Election Day in Arizona: Donald Trump and Kamala Harris in a dead heat
An unprecedented and unpredictable race for the White House between Donald Trump and Kamala Harris comes to an end Tuesday, as Arizona voters decide between two remarkably different visions for the nation.
Arizona is in the center of the action, a battleground state with 11 electoral votes that will play a significant role in determining which candidate wins the White House.
Polls are open in Arizona from 6 a.m. to 7 p.m. Tuesday. Many Arizonans have already voted, using mail ballots and drop boxes to make their choice.
Locally, the Arizona Democratic Party is hosting an election night event in Phoenix. The state GOP opted against hosting a party this year.
Election 2024: See Arizona election results | Live coverage throughout Election Day
The dramatic battle for the presidency has been marked by chaos and a list of unexpected events.
Only a handful of times in history has a former president lost and sought the White House again, or has a president stepped aside in the middle of his reelection campaign. Plus, presidential candidates running with a felony conviction are a rarity in U.S. history.
The race is a dead heat in Arizona, according to the latest public pools. Trump narrowly leads Harris but the numbers are so close that either candidate has a real shot at winning the Grand Canyon State.
Voter frustrations with the economy and immigration are fueling Trump's slight advantage among Arizona voters. The former president has struck a confident tone during recent Arizona rallies, even musing on stage in Prescott Valley that he should be in the all-important swing state of Pennsylvania instead.
"We're going to win Arizona," Trump said at an October rally in Tempe, noting that he's pleased with the early vote numbers. "We're going to defeat Kamala Harris."
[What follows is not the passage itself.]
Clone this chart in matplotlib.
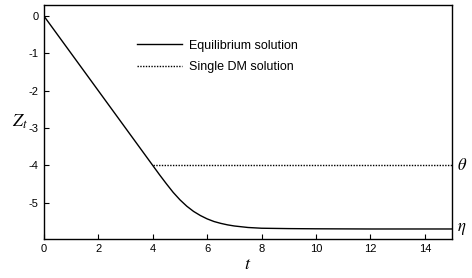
import numpy as np
import matplotlib.pyplot as plt

plt.rcParams['font.family'] = ['Liberation Sans', 'DejaVu Sans']
plt.rcParams['mathtext.fontset'] = 'stix'
plt.rcParams['axes.unicode_minus'] = False

# equilibrium solution
t_eq = [0, 4, 4.25, 4.5, 4.75, 5, 5.25, 5.5, 5.75, 6, 6.25, 6.5, 6.75, 7, 7.5, 8, 9, 10, 12, 15]
z_eq = [0, -4, -4.25, -4.49, -4.72, -4.92, -5.09, -5.23, -5.34, -5.43, -5.50, -5.55,
        -5.59, -5.62, -5.66, -5.68, -5.69, -5.695, -5.70, -5.70]
# single DM solution (dotted part)
t_dm = [4, 15]
z_dm = [-4, -4]
theta = -4
eta = -5.70

fig = plt.figure(figsize=(4.72, 2.78), dpi=100)
ax = fig.add_axes([0.0932, 0.1414, 0.8644, 0.8396])

ax.plot(t_eq, z_eq, color='black', lw=1.0, label='Equilibrium solution')
ax.plot(t_dm, z_dm, color='black', lw=1.0, ls=(0, (1, 1)), label='Single DM solution')

ax.set_xlim(0, 15)
ax.set_ylim(-5.96, 0.29)
ax.set_xticks(range(0, 15, 2))
ax.set_yticks([0, -1, -2, -3, -4, -5])
ax.tick_params(direction='in', length=3.5, width=0.8, labelsize=8, pad=4)
for s in ax.spines.values():
    s.set_linewidth(1.0)

ax.set_xlabel(r'$t$', fontsize=13, labelpad=1)
ax.set_ylabel(r'$Z_t$', fontsize=13, rotation=0, labelpad=6, va='center')

ax.text(1.012, theta, r'$\theta$', transform=ax.get_yaxis_transform(), fontsize=12, va='center')
ax.text(1.012, eta, r'$\eta$', transform=ax.get_yaxis_transform(), fontsize=12, va='center')

ax.legend(loc='upper left', bbox_to_anchor=(0.2, 0.90), frameon=False, fontsize=9,
          handlelength=3.6, handletextpad=0.6, labelspacing=0.75)

fig.savefig('out.png', dpi=100)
Harris is not far behind, though. She's strongest on the issues of democracy and reproductive rights, and her campaign is banking on a massive ground game operation to put her over the top in a state where Democrats have made major gains during the Trump era.
"This will be a very tight race until the very end. And we are the underdog," Harris told a rally crowd in Phoenix last month.
The battle for the White House was shaping up to be a 2020 rematch between Trump and President Joe Biden, but it changed dramatically at the end of June when Biden's disastrous debate performance against Trump sent Democrats into a panic. The president was pushed out by his own party in a matter of weeks. He dropped his reelection bid in July, well after the primary election was over.
That same month, Trump was nearly killed on live television when a gunman opened fire during the former president's campaign rally in Pennsylvania. A bullet struck his ear, leaving Trump bloodied but otherwise unharmed as Secret Service agents rushed him off the stage. He'd be the target of another failed assassination attempt in September.
Harris stepped up to take Biden's place just weeks before the Democratic National Convention, holding off the high-profile members of her party with their own presidential ambitions and the possibility of an open convention. Harris had only three months to put together a presidential campaign in her new role as the nominee. She inherited Biden's campaign operations across the country, including in Arizona, which had been laying general election groundwork since February.
This story will be updated as election results are reported.